**WHAT THE TASK REQUIRES**:
Render the material again word for word, skipping the pictures in it.

**INFORMATION SUPPLIED**:
%%
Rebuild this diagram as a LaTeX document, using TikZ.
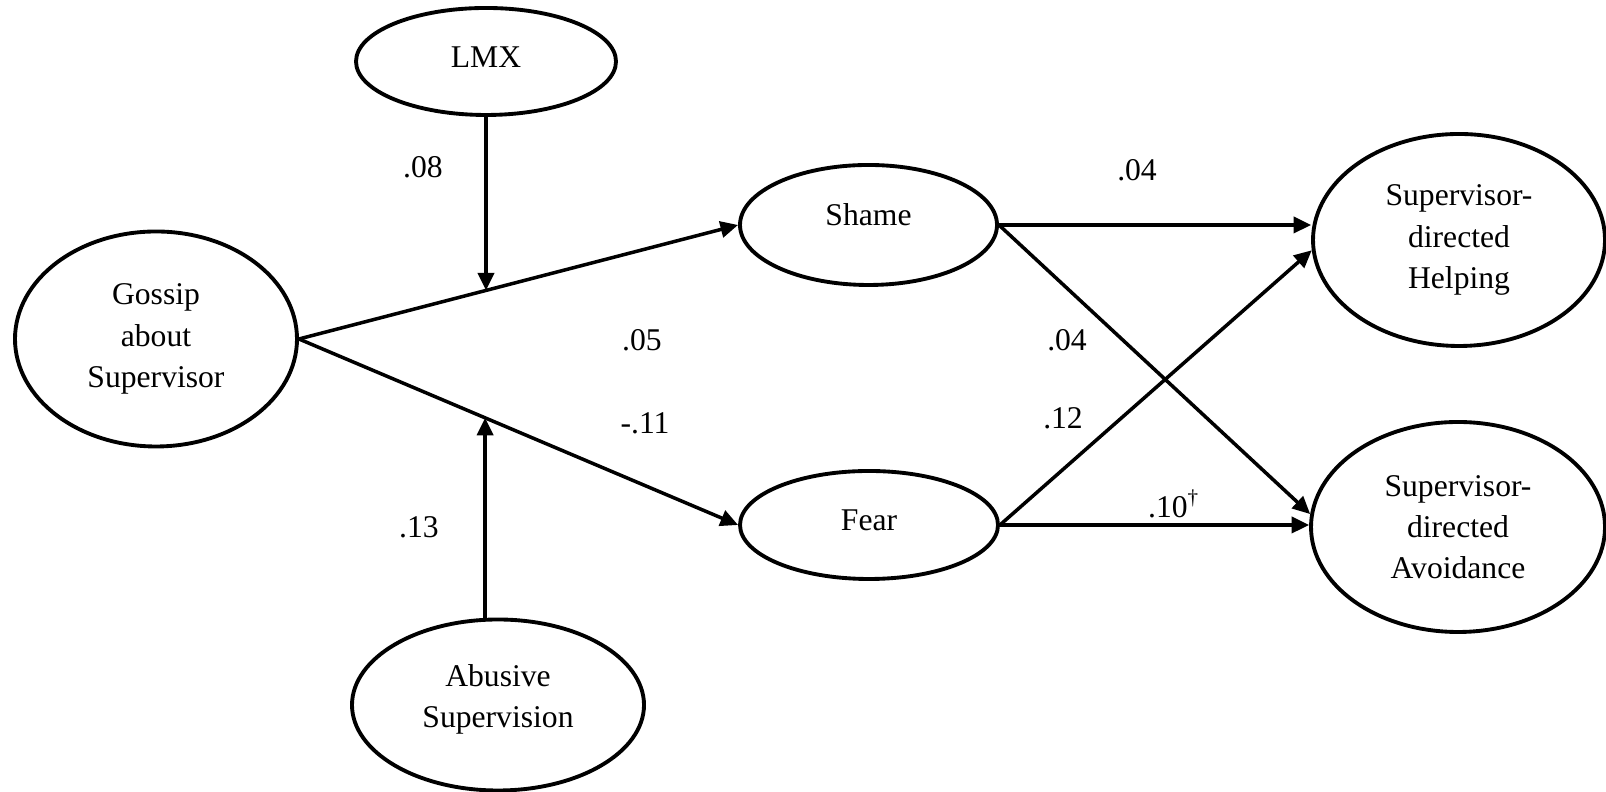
\documentclass[tikz,border=0pt]{standalone}
\usepackage{fontspec}
\setmainfont{Liberation Serif}
\usetikzlibrary{arrows.meta,shapes.geometric}

% raise the text of a node without changing its box
\newcommand{\lift}[2]{\raisebox{#1}[\height][\depth]{#2}}

\tikzset{
  var/.style={ellipse,draw,line width=1.1pt,inner sep=0pt,align=center},
  effect/.style={-{Triangle[length=5pt,width=4.6pt]},line width=1pt}
}

\begin{document}
\begin{tikzpicture}[font=\fontsize{9}{11.7}\selectfont]
            \useasboundingbox (0,0) rectangle (16.06,7.92);

            % latent variables
            \node[var,minimum width=2.82cm,minimum height=2.15cm] (gossip) at (1.56,4.53) {Gossip\\about\\Supervisor};
            \node[var,minimum width=2.60cm,minimum height=1.07cm] (lmx) at (4.86,7.305) {\lift{1.3pt}{LMX}};
            \node[var,minimum width=2.92cm,minimum height=1.71cm] (abusive) at (4.98,0.87) {\lift{1.6pt}{Abusive}\\\lift{1.6pt}{Supervision}};
            \node[var,minimum width=2.57cm,minimum height=1.20cm] (shame) at (8.685,5.67) {\lift{2.8pt}{Shame}};
            \node[var,minimum width=2.58cm,minimum height=1.08cm] (fear) at (8.69,2.67) {\lift{1.4pt}{Fear}};
            \node[var,minimum width=2.92cm,minimum height=2.12cm] (helping) at (14.59,5.52) {Supervisor-\\directed\\Helping};
            \node[var,minimum width=2.94cm,minimum height=2.10cm] (avoid) at (14.58,2.65) {Supervisor-\\directed\\Avoidance};

            % paths
            \draw[effect] (gossip.east) -- coordinate[pos=0.426] (m1) (shame.west);
            \draw[effect] (gossip.east) -- coordinate[pos=0.424] (m2) (fear.west);
            \draw[effect] (m1 |- lmx.south) -- (m1);
            \draw[effect] (m2 |- abusive.north) -- (m2);
            \draw[effect] (shame.east) -- (shame.east -| helping.west);
            \draw[effect] (shame.east) -- (avoid.175);
            \draw[effect] (fear.east) -- (helping.184);
            \draw[effect] (fear.east) -- (fear.east -| avoid.west);

            % coefficients
            \node (c08) at (4.23,6.25) {.08};
            \node (c05) at (6.42,4.52) {.05};
            \node (c11) at (6.45,3.69) {-.11};
            \node (c13) at (4.19,2.65) {.13};
            \node (c04a) at (11.37,6.22) {.04};
            \node (c04b) at (10.67,4.52) {.04};
            \node (c12) at (10.63,3.74) {.12};
            \node (c10) at (11.74,2.88) {.10\textsuperscript{\dag}};
\end{tikzpicture}
\end{document}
%%
**CORRECT ANSWER**:
Rebuild this diagram as a LaTeX document, using TikZ.
\documentclass[tikz,border=0pt]{standalone}
\usepackage{fontspec}
\setmainfont{Liberation Serif}
\usetikzlibrary{arrows.meta,shapes.geometric}

% raise the text of a node without changing its box
\newcommand{\lift}[2]{\raisebox{#1}[\height][\depth]{#2}}

\tikzset{
  var/.style={ellipse,draw,line width=1.1pt,inner sep=0pt,align=center},
  effect/.style={-{Triangle[length=5pt,width=4.6pt]},line width=1pt}
}

\begin{document}
\begin{tikzpicture}[font=\fontsize{9}{11.7}\selectfont]
            \useasboundingbox (0,0) rectangle (16.06,7.92);

            % latent variables
            \node[var,minimum width=2.82cm,minimum height=2.15cm] (gossip) at (1.56,4.53) {Gossip\\about\\Supervisor};
            \node[var,minimum width=2.60cm,minimum height=1.07cm] (lmx) at (4.86,7.305) {\lift{1.3pt}{LMX}};
            \node[var,minimum width=2.92cm,minimum height=1.71cm] (abusive) at (4.98,0.87) {\lift{1.6pt}{Abusive}\\\lift{1.6pt}{Supervision}};
            \node[var,minimum width=2.57cm,minimum height=1.20cm] (shame) at (8.685,5.67) {\lift{2.8pt}{Shame}};
            \node[var,minimum width=2.58cm,minimum height=1.08cm] (fear) at (8.69,2.67) {\lift{1.4pt}{Fear}};
            \node[var,minimum width=2.92cm,minimum height=2.12cm] (helping) at (14.59,5.52) {Supervisor-\\directed\\Helping};
            \node[var,minimum width=2.94cm,minimum height=2.10cm] (avoid) at (14.58,2.65) {Supervisor-\\directed\\Avoidance};

            % paths
            \draw[effect] (gossip.east) -- coordinate[pos=0.426] (m1) (shame.west);
            \draw[effect] (gossip.east) -- coordinate[pos=0.424] (m2) (fear.west);
            \draw[effect] (m1 |- lmx.south) -- (m1);
            \draw[effect] (m2 |- abusive.north) -- (m2);
            \draw[effect] (shame.east) -- (shame.east -| helping.west);
            \draw[effect] (shame.east) -- (avoid.175);
            \draw[effect] (fear.east) -- (helping.184);
            \draw[effect] (fear.east) -- (fear.east -| avoid.west);

            % coefficients
            \node (c08) at (4.23,6.25) {.08};
            \node (c05) at (6.42,4.52) {.05};
            \node (c11) at (6.45,3.69) {-.11};
            \node (c13) at (4.19,2.65) {.13};
            \node (c04a) at (11.37,6.22) {.04};
            \node (c04b) at (10.67,4.52) {.04};
            \node (c12) at (10.63,3.74) {.12};
            \node (c10) at (11.74,2.88) {.10\textsuperscript{\dag}};
\end{tikzpicture}
\end{document}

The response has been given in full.